Although it is said a larger portion of such a manga magazine was taken up by reading materials instead of manga than today, it is true that these manga magazines turned out many famous manga artists and products as they laid down the basis for the current rise of world-wide manga popularity.
“Kamen Rider” authored by Shotaro Ishinomori (Ishimori back then) was originally one of the manga products that appeared in the “Bokura Magazine” serialized in parallel with the TV tokusatsu show aired around the same time.
Tohl Narita: “This is the first work I designed when I started working for “Ultra Q” while there was already a design (drawn by someone else).
“It was a monster with a penguin applied to the design, and, based on this, I designed Peguila through the process of creating revised designs with fangs , feathers and such.
“Although Peguila has feathers as my ideal form in the design and illustration, we settled for a sheet of latex instead in sculpting.”
Peguila is known as the first Ultra Kaiju created by the combination between Tohl Narita as the designer and Ryosaku Takayama as the sculptor.

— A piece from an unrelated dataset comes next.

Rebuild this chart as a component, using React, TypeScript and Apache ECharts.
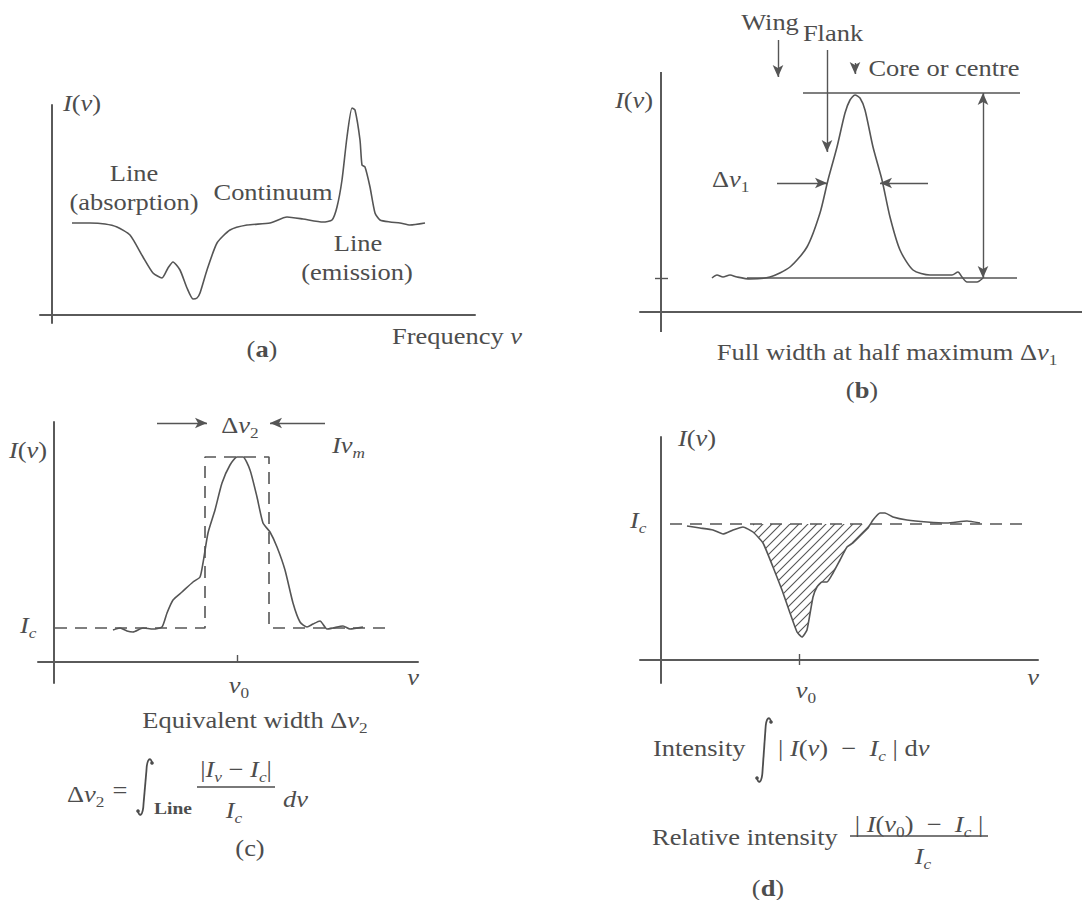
import React, { useEffect, useRef } from "react";
import * as echarts from "echarts";

// Panel (a): spectrum with absorption and emission lines (x, y in panel units)
const curveA: number[][] = [
  [20, 92], [38, 92], [53, 91], [65, 88], [78, 80], [91, 58], [101, 42], [110, 37], [116, 47],
  [121, 53], [128, 45], [135, 27], [141, 16], [145, 17], [148, 22], [155, 45], [165, 72],
  [178, 85], [195, 90], [218, 92], [235, 98], [251, 96], [271, 93], [280, 95], [285, 108],
  [290, 135], [295, 178], [300, 207], [303, 205], [308, 175], [310, 150], [313, 148], [318, 128],
  [323, 102], [328, 95], [338, 93], [348, 92], [358, 90], [373, 92],
];

// Panel (b): emission line profile
const curveB: number[][] = [
  [51, 34], [56, 37], [62, 35], [69, 37], [76, 35], [89, 33], [109, 35], [129, 45], [146, 65],
  [159, 99], [167, 132], [176, 165], [184, 199], [189, 212], [194, 217], [199, 214], [204, 202],
  [212, 165], [221, 132], [229, 95], [239, 62], [252, 42], [269, 37], [291, 37], [297, 40],
  [301, 35], [306, 30], [316, 30], [322, 34],
];
const topLineB: number[][] = [[142, 219], [359, 219]];
const baseLineB: number[][] = [[86, 34], [356, 34]];
const yAxisLineB: number[][] = [[0, -20], [0, 240]];

// Panel (c): equivalent width
const curveC: number[][] = [
  [59, 32], [66, 34], [73, 31], [79, 30], [89, 34], [99, 33], [108, 35], [113, 49], [119, 62],
  [128, 70], [139, 80], [146, 85], [149, 99], [154, 129], [161, 152], [168, 179], [176, 197],
  [183, 205], [189, 205], [196, 192], [203, 165], [209, 139], [216, 130], [223, 115], [231, 92],
  [239, 59], [246, 40], [253, 35], [259, 38], [266, 41], [273, 33], [279, 34], [289, 36],
  [296, 33], [309, 35],
];
const boxC: number[][] = [[1, 34], [151, 34], [151, 205], [215, 205], [215, 34], [333, 34]];

// Panel (d): absorption line intensity
const curveD: number[][] = [
  [26, 134], [39, 132], [52, 130], [62, 126], [72, 130], [82, 133], [92, 128], [102, 117],
  [112, 93], [121, 70], [129, 47], [136, 28], [141, 23], [146, 30], [152, 63], [156, 73],
  [161, 78], [166, 78], [172, 87], [179, 100], [186, 113], [192, 117], [202, 127], [207, 132],
  [212, 140], [219, 147], [224, 147], [232, 143], [246, 140], [266, 138], [286, 137],
  [306, 139], [319, 137],
];
const hatchD: number[][] = [
  [92, 136], [92, 128], [102, 117], [112, 93], [121, 70], [129, 47], [136, 28], [141, 23],
  [146, 30], [152, 63], [156, 73], [161, 78], [166, 78], [172, 87], [179, 100], [186, 113],
  [192, 117], [202, 127], [207, 132], [210, 136],
];
const icD: number[][] = [[9, 136], [361, 136]];

const F = "'Liberation Serif', 'Times New Roman', 'DejaVu Serif', serif";
const C = "#4d4d4d";
const LC = "#555555";
const SX = 1.15;

const rich = (size = 23) => ({
  r: { fontFamily: F, fontSize: size, fill: C, lineHeight: 30, verticalAlign: "middle" },
  i: { fontFamily: F, fontSize: size, fill: C, fontStyle: "italic", lineHeight: 30, verticalAlign: "middle" },
  b: { fontFamily: F, fontSize: size, fill: C, fontWeight: "bold", lineHeight: 30, verticalAlign: "middle" },
  s: { fontFamily: F, fontSize: 15, fill: C, lineHeight: 16, verticalAlign: "bottom" },
  si: { fontFamily: F, fontSize: 15, fill: C, fontStyle: "italic", lineHeight: 16, verticalAlign: "bottom" },
  sb: { fontFamily: F, fontSize: 17, fill: C, fontWeight: "bold", lineHeight: 14, verticalAlign: "bottom" },
});

const txt = (x: number, y: number, text: string, align = "left", size = 23) => ({
  type: "text",
  x,
  y,
  scaleX: SX,
  silent: true,
  style: {
    text,
    rich: rich(size),
    fill: C,
    fontFamily: F,
    fontSize: size,
    align,
    textAlign: align,
    verticalAlign: "middle",
    textVerticalAlign: "middle",
  },
});

// integral sign drawn from thin curves, centred at (cx, cy), height h
const integral = (cx: number, cy: number, h: number) => {
  const hh = h / 2;
  const w = 7;
  const st = { stroke: C, lineWidth: 1.8, fill: "none" };
  return [
    {
      type: "bezierCurve", silent: true,
      shape: { x1: cx + w, y1: cy - hh + 5, cpx1: cx + w - 1, cpy1: cy - hh - 1, cpx2: cx + 2, cpy2: cy - hh - 1, x2: cx + 1.4, y2: cy - hh + 13 },
      style: st,
    },
    {
      type: "line", silent: true,
      shape: { x1: cx + 1.4, y1: cy - hh + 13, x2: cx - 1.4, y2: cy + hh - 13 },
      style: st,
    },
    {
      type: "bezierCurve", silent: true,
      shape: { x1: cx - 1.4, y1: cy + hh - 13, cpx1: cx - 2, cpy1: cy + hh + 1, cpx2: cx - w + 1, cpy2: cy + hh + 1, x2: cx - w, y2: cy + hh - 5 },
      style: st,
    },
    { type: "circle", silent: true, shape: { cx: cx + w, cy: cy - hh + 5, r: 1.8 }, style: { fill: C } },
    { type: "circle", silent: true, shape: { cx: cx - w, cy: cy + hh - 5, r: 1.8 }, style: { fill: C } },
  ];
};

const bar = (x1: number, x2: number, y: number) => ({
  type: "line",
  silent: true,
  shape: { x1, y1: y, x2, y2: y },
  style: { stroke: C, lineWidth: 1.3 },
});

function makeHatch() {
  const c = document.createElement("canvas");
  const n = 9;
  c.width = n;
  c.height = n;
  const g = c.getContext("2d")!;
  g.strokeStyle = "#555";
  g.lineWidth = 1.1;
  g.beginPath();
  g.moveTo(0, n);
  g.lineTo(n, 0);
  g.moveTo(-2, 2);
  g.lineTo(2, -2);
  g.moveTo(n - 2, n + 2);
  g.lineTo(n + 2, n - 2);
  g.stroke();
  return c;
}

const axisCfg = (gridIndex: number, min: number, max: number, showLine = true) => ({
  type: "value",
  gridIndex,
  min,
  max,
  axisLine: { show: showLine, onZero: true, lineStyle: { color: "#5a5a5a", width: 2 } },
  axisTick: { show: false },
  axisLabel: { show: false },
  splitLine: { show: false },
});

const seg = (a: number[], b: number[], s1 = "none", s2 = "arrow") => [
  { coord: a, symbol: s1 },
  { coord: b, symbol: s2 },
];

const curveStyle = { color: LC, width: 1.6 };

export default function App() {
  const ref = useRef<HTMLDivElement>(null);
  useEffect(() => {
    if (!ref.current) return;
    const chart = echarts.init(ref.current, undefined, { renderer: "svg" });
    const ml = (data: any[]) => ({
      silent: true,
      animation: false,
      symbolSize: [8, 12],
      label: { show: false },
      lineStyle: { type: "solid", color: LC, width: 1.4 },
      data,
    });
    const option: any = {
      animation: false,
      backgroundColor: "#ffffff",
      grid: [
        { left: 40, top: 105, width: 435, height: 218 },
        { left: 640, top: 20, width: 442, height: 312 },
        { left: 38, top: 422, width: 380, height: 261 },
        { left: 640, top: 437, width: 398, height: 246 },
      ],
      xAxis: [axisCfg(0, -12, 423), axisCfg(1, -21, 421), axisCfg(2, -16, 364), axisCfg(3, -21, 377)],
      yAxis: [axisCfg(0, -8, 210), axisCfg(1, -20, 292, false), axisCfg(2, -21, 240), axisCfg(3, -23, 223)],
      series: [
        {
          type: "line", xAxisIndex: 0, yAxisIndex: 0, data: curveA, symbol: "none",
          smooth: 0.2, lineStyle: curveStyle,
        },
        {
          type: "line", xAxisIndex: 1, yAxisIndex: 1, data: yAxisLineB, symbol: "none",
          lineStyle: { color: "#5a5a5a", width: 2 },
        },
        {
          type: "line", xAxisIndex: 1, yAxisIndex: 1, data: curveB, symbol: "none",
          smooth: 0.25, lineStyle: curveStyle,
          markLine: ml([
            seg([-6, 34], [7, 34], "none", "none"),
            seg([322, 34], [322, 219], "arrow", "arrow"),
            seg([117, 272], [117, 235]),
            seg([166, 262], [166, 160]),
            seg([194, 249], [194, 238]),
            seg([116, 129], [166, 129]),
            seg([267, 129], [219, 129]),
          ]),
        },
        { type: "line", xAxisIndex: 1, yAxisIndex: 1, data: topLineB, symbol: "none", lineStyle: { color: LC, width: 1.4 } },
        { type: "line", xAxisIndex: 1, yAxisIndex: 1, data: baseLineB, symbol: "none", lineStyle: { color: LC, width: 1.4 } },
        {
          type: "line", xAxisIndex: 2, yAxisIndex: 2, data: curveC, symbol: "none",
          smooth: 0.2, lineStyle: curveStyle,
          markLine: ml([
            seg([103, 239], [153, 239]),
            seg([271, 239], [216, 239]),
            seg([183, 0], [183, 7], "none", "none"),
          ]),
        },
        {
          type: "line", xAxisIndex: 2, yAxisIndex: 2, data: boxC, symbol: "none",
          lineStyle: { color: LC, width: 1.6, type: [12, 8] },
        },
        {
          type: "line", xAxisIndex: 3, yAxisIndex: 3, data: hatchD, symbol: "none",
          lineStyle: { width: 0 },
          areaStyle: { color: { image: makeHatch(), repeat: "repeat" }, origin: 136, opacity: 1 },
        },
        {
          type: "line", xAxisIndex: 3, yAxisIndex: 3, data: icD, symbol: "none",
          lineStyle: { color: LC, width: 1.6, type: [12, 8] },
        },
        {
          type: "line", xAxisIndex: 3, yAxisIndex: 3, data: curveD, symbol: "none",
          smooth: 0.15, lineStyle: curveStyle,
          markLine: ml([seg([138, -5], [138, 6], "none", "none")]),
        },
      ],
      graphic: [
        // (a)
        txt(63, 103, "{i|I}{r|(}{i|ν}{r|)}"),
        txt(134, 173, "{r|Line}", "center"),
        txt(134, 202, "{r|(absorption)}", "center"),
        txt(273, 192, "{r|Continuum}", "center"),
        txt(358, 243, "{r|Line}", "center"),
        txt(357, 272, "{r|(emission)}", "center"),
        txt(457, 336, "{r|Frequency }{i|ν}", "center"),
        txt(262, 349, "{r|(}{b|a}{r|)}", "center"),
        // (b)
        txt(770, 22, "{r|Wing}", "center"),
        txt(833, 33, "{r|Flank}", "center"),
        txt(944, 68, "{r|Core or centre}", "center"),
        txt(634, 100, "{i|I}{r|(}{i|ν}{r|)}", "center"),
        txt(712, 179, "{r|Δ}{i|ν}{s|1}"),
        txt(887, 352, "{r|Full width at half maximum Δ}{i|ν}{s|1}", "center"),
        txt(862, 390, "{r|(}{b|b}{r|)}", "center"),
        // (c)
        txt(28, 450, "{i|I}{r|(}{i|ν}{r|)}", "center"),
        txt(20, 625, "{i|I}{si|c}"),
        txt(240, 425, "{r|Δ}{i|ν}{s|2}", "center"),
        txt(332, 445, "{i|Iν}{si|m}"),
        txt(239, 685, "{i|ν}{s|0}", "center"),
        txt(413, 677, "{i|ν}", "center"),
        txt(255, 720, "{r|Equivalent width Δ}{i|ν}{s|2}", "center"),
        txt(67, 794, "{r|Δ}{i|ν}{s|2}"),
        txt(120, 790, "{r|=}", "center"),
        ...integral(145, 787, 58),
        txt(154, 810, "{sb|Line}"),
        txt(236, 769, "{r||}{i|I}{si|ν}{r| − }{i|I}{si|c}{r||}", "center"),
        bar(197, 275, 787),
        txt(234, 810, "{i|I}{si|c}", "center"),
        txt(283, 799, "{i|dν}"),
        txt(250, 848, "{r|(c)}", "center"),
        // (d)
        txt(678, 438, "{i|I}{r|(}{i|ν}{r|)}"),
        txt(630, 520, "{i|I}{si|c}"),
        txt(806, 690, "{i|ν}{s|0}", "center"),
        txt(1033, 677, "{i|ν}", "center"),
        txt(653, 748, "{r|Intensity}"),
        ...integral(764, 750, 66),
        txt(778, 748, "{r|| }{i|I}{r|(}{i|ν}{r|)  −  }{i|I}{si|c}{r| | d}{i|ν}"),
        txt(652, 837, "{r|Relative intensity}"),
        txt(919, 824, "{r|| }{i|I}{r|(}{i|ν}{s|0}{r|)  −  }{i|I}{si|c}{r| |}", "center"),
        bar(850, 988, 836),
        txt(923, 856, "{i|I}{si|c}", "center"),
        txt(768, 888, "{r|(}{b|d}{r|)}", "center"),
      ],
    };
    chart.setOption(option);
    return () => chart.dispose();
  }, []);
  return (
    <div
      ref={ref}
      style={{ position: "absolute", left: 0, top: 0, width: 1082, height: 900, background: "#fff" }}
    />
  );
}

It allegedly originated from a draft drawn by Yasuyuki Inoue who was with the Toho Special Art Division and was also involved in designing Ultra Q kaijus before Narita (and Takayama) joined the production of the show.
While Narita says it was from a penguin, Peguila looks more like a sea mammal such as a seal, and it is said that the horn was attached while being sculpted by Takayama as Peguila in the design drawings originally has no horn.
It is explained that the costume initially didn’t have the lumps on the skin and that they were added to it on the set.
As it aired right after the show “Ultraseven” ended, no Ultra heroes and no monsters appear in “Kaiki Daisakusen” in which the SRI members who courageously stand up against “science crimes” are depicted incorporating minor tokusatsu scenes instead of covering ostentatious tokusatsu scenes featuring Ultra heroes, monsters and futuristic equipment.
While it is explained “Kaiki Daisakusen” is a TV show produced in the same line with the Toho “Transformative Human Series” movies consisting of “The H-Man” (1958); “The Telegian” (1960); “The Human Vapor” (1960).
I found the no-hero-and-no-monsters show very much unsatisfactory when watching “Kaiki Daisakusen” as a kid, I now realize it is another form of TV tokusatsu shows that is fully enjoyable.
Meanwhile, it is another fun thing to see Akiji Kobayashi (1930-1996) who acted Captain Muramatsu in “Ultraman” appear in “Kaiki Daisakusen” almost regularly as a police sergeant who cooperates with the SRI team although the sergeant Taizo Machida is much more human than Cap. Muramatsu as Machida often makes mistakes.
Furthermore, while the SRI chief Tadashi Matoya was played by Yasumi Hara (1915-1997), it is hilarious to see him appear as the owner of the hume pipe storage in Ultraman Episode 15 (he appeared in the episode before acting the SRI chief).
It is said that Hara was known to be a good-looking actor who appeared in popular TV series including a daytime soap opera and fascinated Japanese housewives even before his appearance in “Ultraman.”
I greatly admire Jissoji’s playful mind to apply such a popular actor to the man who yells at children in a funny way and gets into a lot of trouble, and Hara himself seems to have played the man happily at Jissoji’s request as Hara was also one of Jissoji’s favorite actors.